Second, the AI revolution is not mere hype; it is a structural economic engine that continues to fire on all cylinders. This is not a cyclical rally that will fade with the business cycle. It is a technological paradigm shift. The immense capital expenditure in AI hardware and infrastructure is creating real growth and productivity gains, providing a fundamental basis for the sector's outperformance, independent of broader economic woes.
The Bear Case: Cracks in the Foundation
However, a growing chorus of bearish indicators suggests this optimistic outlook may be built on shaky ground.
While headline data appears strong, the canaries in the coal mine are beginning to sing a worrying tune. Consumer health, the bedrock of the U.S. economy, is showing clear signs of strain. Student loan and auto loan delinquencies are surging, with defaults in the subprime auto sector now reportedly surpassing levels seen during the 2008 Great Financial Crisis. Leading indicators of discretionary spending, such as tourism in Las Vegas, are showing sharp declines, signaling that consumers are pulling back.
Perhaps the most ominous sign is the "trouble in paradise" brewing in the bond market. In a direct contradiction to the Fed's dovish move, long-term Treasury yields have been rising. The 10-year yield is threatening to re-test, and potentially breach, the 5% level. This is a critical threat. Rising long-term rates directly challenge the high valuations of the S&P 500 and signal that the bond market is deeply concerned about either stubbornly persistent inflation or the enormous weight of government debt issuance required to fund deficits. The Fed may be cutting short-term rates, but the market is demanding higher compensation for long-term risk, effectively tightening financial conditions and threatening to burst the equity bubble.
The Geopolitical Wildcard: The Dragon in the Room
Overlaying this complex economic picture is a volatile geopolitical landscape. High-stakes discussions between the U.S. and China loom, with contentious issues like the future of TikTok, restrictions on AI chip exports to China, and broader trade tariffs on the table.
This is not a background risk; it is a primary catalyst for market uncertainty. The trade war has the potential to snarl supply chains, trigger retaliatory measures, and inject a level of unpredictability that can instantly sour investor sentiment, regardless of domestic economic data. In a world burdened by record sovereign debt and escalating geopolitical tensions, the appeal of traditional fiat currencies is waning for some of the world's most influential investors. This is driving a renewed interest in safe-haven assets like gold and other non-fiat alternatives, reflecting a deep-seated anxiety about the stability of the current global financial order.
Conclusion: A Market at a Tipping Point
The stock market is caught in a battle of narratives. The powerful, long-term promise of the AI revolution, now backstopped by a more accommodative Fed, is wrestling with the immediate, tangible risks of a weakening consumer, rising long-term borrowing costs, and profound geopolitical instability.

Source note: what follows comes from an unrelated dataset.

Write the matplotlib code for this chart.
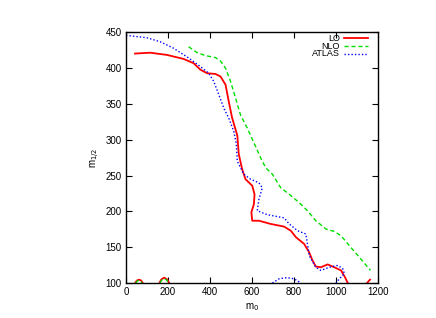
import matplotlib
matplotlib.use("Agg")
import matplotlib.pyplot as plt
from matplotlib.lines import Line2D

plt.rcParams['font.family'] = ['Liberation Sans', 'DejaVu Sans']

lo_x = [43, 115, 195, 274, 322, 354, 386, 426, 450, 474, 489, 505, 530, 537, 553, 569, 601, 612, 609, 597, 601, 633, 689, 753, 785, 809, 848, 872, 888, 904, 928, 960, 992, 1024, 1043, 1056]
lo_y = [420.5, 421.7, 418.6, 413, 407, 398, 393, 392, 388.5, 377, 354, 331, 306, 280, 259, 245, 236, 224, 210, 199, 187, 187, 182.5, 178.8, 173, 164, 154.7, 143, 131.5, 123, 122, 126, 122, 117.6, 108, 100]

nlo_x = [298, 338, 378, 426, 450, 474, 498, 522, 545, 577, 609, 641, 665, 697, 737, 777, 824, 864, 904, 952, 992, 1024, 1064, 1104, 1144, 1164]
nlo_y = [430, 422, 417.6, 414.9, 410, 400, 381.5, 358, 335, 316.7, 296, 275, 261, 252, 233, 224, 212.5, 201, 187, 175.5, 172, 166, 152, 138.5, 124.6, 117.6]

atlas_x = [0, 99, 163, 226, 290, 354, 394, 418, 442, 466, 489, 513, 525, 530, 561, 593, 633, 649, 633, 625, 673, 753, 777, 817, 856, 864, 872, 904, 928, 968, 1008, 1032, 1040, 1016, 1000]
atlas_y = [446, 442.6, 437, 428, 416, 402.4, 393, 381.5, 363, 344, 330.6, 312, 295, 270, 252, 245, 240, 233, 217, 201, 195.4, 191, 182.5, 173, 168.6, 154.7, 138.5, 122, 117.6, 122, 124.6, 120, 113, 106, 100]

# small contour islands near the bottom edge
lo_arc1_x = [43, 52, 62, 72, 80]
lo_arc1_y = [100, 103.5, 104.7, 103.5, 100]
lo_arc2_x = [159, 168, 182, 196, 206]
lo_arc2_y = [100, 105, 107.5, 105, 100]
nlo_arc1_x = [46, 54, 62, 70, 77]
nlo_arc1_y = [100, 102.8, 103.8, 102.8, 100]
nlo_arc2_x = [162, 170, 182, 194, 203]
nlo_arc2_y = [100, 104, 106.3, 104, 100]
lo_tail_x = [1148, 1155, 1162]
lo_tail_y = [100, 102.5, 104.7]
atlas_arc_x = [697, 730, 765, 800, 833]
atlas_arc_y = [100, 106, 107.5, 106, 100]

labels = ['LO', 'NLO', 'ATLAS']

fig = plt.figure(figsize=(4.36, 3.18), dpi=100)
ax = fig.add_axes([0.289, 0.110, 0.578, 0.788])

red = '#ff0000'
green = '#00dd00'
blue = '#0000ff'
styles = [dict(color=red, lw=1.3, ls='-'),
          dict(color=green, lw=1.0, ls=(0, (3, 2))),
          dict(color=blue, lw=1.0, ls=(0, (1, 1.5)))]

ax.plot(lo_x, lo_y, **styles[0])
ax.plot(nlo_x, nlo_y, **styles[1])
ax.plot(atlas_x, atlas_y, **styles[2])

ax.plot(lo_arc1_x, lo_arc1_y, **styles[0])
ax.plot(lo_arc2_x, lo_arc2_y, **styles[0])
ax.plot(nlo_arc1_x, nlo_arc1_y, **styles[1])
ax.plot(nlo_arc2_x, nlo_arc2_y, **styles[1])
ax.plot(lo_tail_x, lo_tail_y, **styles[0])
ax.plot(atlas_arc_x, atlas_arc_y, **styles[2])

ax.set_xlim(0, 1200)
ax.set_ylim(100, 450)
ax.set_xticks([0, 200, 400, 600, 800, 1000, 1200])
ax.set_yticks([100, 150, 200, 250, 300, 350, 400, 450])
ax.tick_params(direction='in', top=True, right=True, labelsize=7, length=4, width=0.8, pad=3)
for s in ax.spines.values():
    s.set_linewidth(1.0)

ax.set_xlabel(r'm$_0$', fontsize=7, labelpad=3)
ax.set_ylabel(r'm$_{1/2}$', fontsize=7, labelpad=3)

# gnuplot-style key: right-aligned text, sample line to the right
rows_y = [0.976, 0.945, 0.915]
for lab, st, yy in zip(labels, styles, rows_y):
    ax.text(0.849, yy, lab, transform=ax.transAxes, ha='right', va='center', fontsize=6.5)
    ax.add_line(Line2D([0.865, 0.96], [yy, yy], transform=ax.transAxes, **st))

fig.savefig('out.png', dpi=100)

The path forward is unlikely to be a straight line. Investors should prepare for a period of heightened volatility and divergence, where AI-related sectors may continue to thrive on their unique secular growth story, while the broader, more cyclical parts of the market remain vulnerable to a slowing economy. The great disconnect between market euphoria and economic reality cannot last forever. The key question for the coming months is which side will be forced to bend to the other's will.